Hollande-Valls : discorde ?

Hollande et Valls (de dos) (Photo AFP)

Hollande et Valls (de dos)
(Photo AFP)

La presse regorge d’articles signalant des incompatibilités entre le président de la République et le Premier ministre : divergences programmatiques, déloyauté croissante attribuée à Manuel Valls par les mauvaises langues, agendas différents. Il est pourtant admis que, si les deux caractères n’ont rien en commun, ils se complètent, et que François Hollande ne s’inquiète pas trop des foucades du chef du gouvernement.

CES ARTICLES « informés » sont surtout alimentés par la perspective du remaniement gouvernemental qui va avoir lieu avant la fin de la semaine. Le chef de l’État serait tenté d’aller au bout du changement envisagé en se séparant de son Premier ministre. Des conseillers de l’Élysée protégés par l’anonymat tentent de donner du crédit à cette thèse. Mais, dans la pratique, le départ du Premier ministre et son remplacement (par qui ?) auraient la signification politique que M. Hollande ne veut pas donner au remaniement. Ce qu’il souhaite, c’est constituer une machine de guerre électorale, avoir un gouvernement entièrement à sa botte, et définir une ligne sociale-libérale que M. Valls incarne déjà parfaitement. Le président qui, parfois, poursuit des chimères, a tenté désespérément de rallier à lui quelques fortes personnalités d’une gauche qu’il a déçue. « Le Parisien », ce matin, annonçait la nomination de Martine Aubry aux Affaires étrangères. Il a été sèchement démenti par la maire de Lille qui « ne souhaite pas entrer au gouvernement et ne demande rien à personne ».

Entêtement et naïveté.

Dans cette stratégie subtile qui consiste à convaincre quelques personnalités très à gauche qu’elles peuvent apporter leur contribution à une équipe pourtant vouée à appliquer une politique économique encore plus libérale, il y a chez M. Hollande, de l’entêtement ou de la naïveté. Pas seulement parce qu’il a fait des choix programmatiques qui lui ont aliéné la gauche de la gauche mais parce que M. Valls lui-même est pour elle un épouvantail. D’où l’idée que le plus grand obstacle à la réélection du président serait moins son échec sur le plan de l’emploi que l’homme qui dirige le gouvernement et dont le tempérament est effectivement de nature à alimenter des querelles. M. Valls n’est pas commode et il voudrait aller plus loin dans la modernisation de l’économie, en jetant une partie de la gauche dans un ghetto et en se créant la stature d’un personnage oecuménique capable de trouver des soutiens à gauche et à droite.

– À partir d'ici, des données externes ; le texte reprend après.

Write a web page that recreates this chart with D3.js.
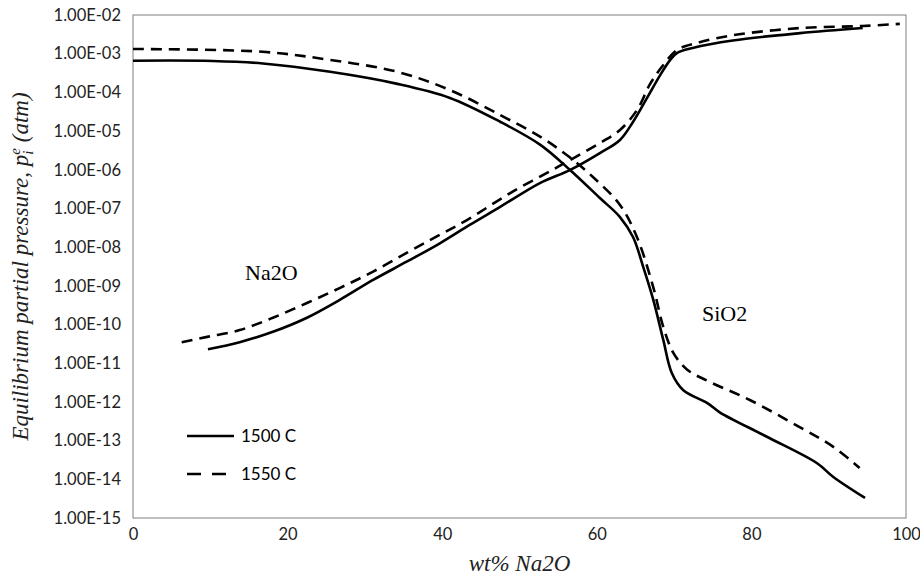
<!DOCTYPE html>
<html>
<head>
<meta charset="utf-8">
<script src="https://cdn.jsdelivr.net/npm/d3@7"></script>
<style>
  html, body { margin: 0; padding: 0; background: #fff; }
  svg { display: block; }
</style>
</head>
<body>
<svg id="chart" width="920" height="579"></svg>
<script>
// ---------- data ----------
// x = wt% Na2O, y = equilibrium partial pressure (atm)
const sio2_1500_x = [0, 10.3, 16.8, 25.5, 34.2, 41.0, 47.5, 52.7, 56.5, 60.4, 63.0, 64.7, 66.0, 67.3, 68.6, 69.7, 71.2, 74.3, 75.9, 82.0, 88.5, 90.6, 94.7];
const sio2_1500_y = [6.6e-4, 6.5e-4, 5.6e-4, 3.4e-4, 1.66e-4, 7.2e-5, 1.74e-5, 4.4e-6, 1.0e-6, 1.86e-7, 6.0e-8, 1.8e-8, 3.1e-9, 4.4e-10, 4.0e-11, 5.6e-12, 2.0e-12, 9.3e-13, 5.4e-13, 1.26e-13, 2.6e-14, 1.15e-14, 3.3e-15];

const sio2_1550_x = [0, 16.8, 25.5, 34.2, 41.0, 47.5, 52.7, 56.5, 59.5, 63.0, 65.2, 67.3, 68.6, 69.9, 71.7, 74.6, 79.8, 86.3, 90.6, 94.0];
const sio2_1550_y = [1.32e-3, 1.12e-3, 6.9e-4, 3.4e-4, 1.15e-4, 2.6e-5, 7.1e-6, 2.1e-6, 6.5e-7, 1.23e-7, 1.8e-8, 9.3e-10, 8.7e-11, 1.86e-11, 6.8e-12, 3.3e-12, 1.12e-12, 2.2e-13, 6.9e-14, 1.95e-14];

const na2o_1500_x = [9.7, 13.8, 18.1, 22.5, 26.8, 31.0, 35.4, 39.7, 43.5, 47.5, 52.7, 56.5, 60.4, 63.0, 64.7, 66.5, 68.2, 69.5, 70.4, 72.4, 77.6, 86.3, 94.4];
const na2o_1500_y = [2.3e-11, 3.5e-11, 6.5e-11, 1.5e-10, 4.4e-10, 1.4e-9, 4.2e-9, 1.26e-8, 3.7e-8, 1.1e-7, 4.6e-7, 9.8e-7, 2.7e-6, 5.9e-6, 1.74e-5, 7.2e-5, 2.8e-4, 6.9e-4, 1.05e-3, 1.41e-3, 2.2e-3, 3.4e-3, 4.6e-3];

const na2o_1550_x = [6.3, 9.6, 13.8, 18.1, 22.5, 26.8, 31.0, 35.4, 39.3, 43.2, 48.8, 54.9, 60.4, 63.0, 65.2, 66.9, 68.6, 70.4, 73.0, 77.6, 86.3, 94.4, 99.2];
const na2o_1550_y = [3.5e-11, 4.8e-11, 7.2e-11, 1.5e-10, 3.6e-10, 8.9e-10, 2.3e-9, 7.1e-9, 1.9e-8, 5.0e-8, 2.5e-7, 1.17e-6, 4.9e-6, 1.07e-5, 3.5e-5, 1.66e-4, 5.1e-4, 1.26e-3, 1.9e-3, 3.0e-3, 4.6e-3, 5.2e-3, 5.9e-3];

const xTicks = [0, 20, 40, 60, 80, 100];
const yTickExps = [-15, -14, -13, -12, -11, -10, -9, -8, -7, -6, -5, -4, -3, -2];
const yTickLabels = ["1.00E-15", "1.00E-14", "1.00E-13", "1.00E-12", "1.00E-11", "1.00E-10", "1.00E-09", "1.00E-08", "1.00E-07", "1.00E-06", "1.00E-05", "1.00E-04", "1.00E-03", "1.00E-02"];
const seriesNames = ["1500 C", "1550 C"];
const curveLabels = ["Na2O", "SiO2"];

// ---------- layout ----------
const W = 920, H = 579;
const margin = { left: 133, top: 15, right: 14, bottom: 61 };
const iw = W - margin.left - margin.right;
const ih = H - margin.top - margin.bottom;

const svg = d3.select("#chart");
const g = svg.append("g").attr("transform", `translate(${margin.left},${margin.top})`);

const x = d3.scaleLinear().domain([0, 100]).range([0, iw]);
const y = d3.scaleLog().domain([1e-15, 1e-2]).range([ih, 0]);

const tickFont = "Lato, 'Open Sans', sans-serif";
const serif = "'Liberation Serif', 'DejaVu Serif', serif";

// frame
g.append("rect").attr("x", 0).attr("y", 0).attr("width", iw).attr("height", ih)
  .attr("fill", "none").attr("stroke", "#7f7f7f").attr("stroke-width", 1);

// x axis
const xAxis = d3.axisBottom(x).tickValues(xTicks).tickSize(0).tickPadding(10).tickFormat(d3.format("d"));
const xg = g.append("g").attr("transform", `translate(0,${ih})`).call(xAxis);
xg.select(".domain").remove();
xg.selectAll("text").attr("font-family", tickFont).attr("font-size", 16.5).attr("fill", "#222");

// y axis
const yTickVals = yTickExps.map(e => Math.pow(10, e));
const yAxis = d3.axisLeft(y).tickValues(yTickVals).tickSize(0).tickPadding(12)
  .tickFormat((d, i) => yTickLabels[i]);
const yg = g.append("g").call(yAxis);
yg.select(".domain").remove();
yg.selectAll("text").attr("font-family", tickFont).attr("font-size", 16.5).attr("fill", "#222");

// lines
const line = d3.line().x(d => x(d[0])).y(d => y(d[1])).curve(d3.curveCatmullRom.alpha(0.5));
const zip = (a, b) => a.map((v, i) => [v, b[i]]);
const dash = "11,7";
const series = [
  { data: zip(sio2_1500_x, sio2_1500_y), dash: null },
  { data: zip(na2o_1500_x, na2o_1500_y), dash: null },
  { data: zip(sio2_1550_x, sio2_1550_y), dash: dash },
  { data: zip(na2o_1550_x, na2o_1550_y), dash: dash }
];
g.selectAll("path.series").data(series).enter().append("path")
  .attr("class", "series")
  .attr("d", d => line(d.data))
  .attr("fill", "none")
  .attr("stroke", "#000")
  .attr("stroke-width", 2.6)
  .attr("stroke-dasharray", d => d.dash);

// curve labels
g.append("text").attr("x", x(14.5)).attr("y", y(1.4e-9)).text(curveLabels[0])
  .attr("font-family", serif).attr("font-size", 22).attr("fill", "#000");
g.append("text").attr("x", x(73.6)).attr("y", y(1.2e-10)).text(curveLabels[1])
  .attr("font-family", serif).attr("font-size", 22).attr("fill", "#000");

// legend
const leg = svg.append("g").attr("transform", "translate(187,436)");
seriesNames.forEach((name, i) => {
  const row = leg.append("g").attr("transform", `translate(0,${i * 38})`);
  row.append("line").attr("x1", 0).attr("x2", 47).attr("y1", 0).attr("y2", 0)
    .attr("stroke", "#000").attr("stroke-width", 2.6)
    .attr("stroke-dasharray", i === 1 ? "14,11" : null);
  row.append("text").attr("x", 54).attr("y", 0).attr("dy", "0.35em").text(name)
    .attr("font-family", tickFont).attr("font-size", 17).attr("fill", "#000");
});

// axis titles
svg.append("text").attr("x", margin.left + iw / 2).attr("y", 571)
  .attr("text-anchor", "middle").attr("font-family", serif).attr("font-style", "italic")
  .attr("font-size", 23).attr("fill", "#222").text("wt% Na2O");

const yt = svg.append("text").attr("transform", `translate(28,${margin.top + ih / 2}) rotate(-90)`)
  .attr("text-anchor", "middle").attr("font-family", serif).attr("font-style", "italic")
  .attr("font-size", 23).attr("fill", "#222");
yt.append("tspan").text("Equilibrium partial pressure, ");
yt.append("tspan").text("p");
yt.append("tspan").attr("font-size", 15).attr("dy", 5).text("i");
yt.append("tspan").attr("font-size", 15).attr("dy", -13).attr("dx", -4).text("e");
yt.append("tspan").attr("dy", 8).text(" (atm)");
</script>
</body>
</html>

Hollande plus prudent que Valls.

Sur la notion de rassemblement, les deux hommes trouvent un terrain commun. M. Hollande est seulement plus prudent, plus tacticien, et ne veut pas perdre les forces qui l’ont élu en 2012 en essayant de se gagner les bonnes grâces d’une autre partie hypothétique de l’électorat. M. Valls, lui, sait qu’une forte fraction du PS le hait, sans compter les communistes, les mélenchonistes et les écologistes. En somme, c’est à lui plus qu’à M. Hollande que le renouvellement de la majorité est nécessaire. Tout cela est bel et bon mais il ne faut pas croire non plus ce que disent des conseillers mal intentionnés et, surtout, il ne faut pas laisser une imagination débridée envisager des hypothèses qui secoueraient trop le paysage politique pour être vraisemblables. Un départ de M. Valls signerait une crise politique qui s’ajouterait aux diverses difficultés que rencontre M. Hollande actuellement. Un nouveau Premier ministre dont la tâche serait terminée dans un an ne se réjouirait guère d’accéder à ce poste prestigieux. Pour qu’il y ait un tel bouleversement, il faudrait que le président de la République veuille changer de politique, ce qui n’est pas le cas. Il est plus que probable que M. Valls restera à Matignon jusqu’en mars 2017. Il est plus que probable que la gauche sera battue aux élections. Dans ces conditions, M. Hollande aura terminé sa carrière et M. Valls aura cinq ans pour refonder une gauche moderne.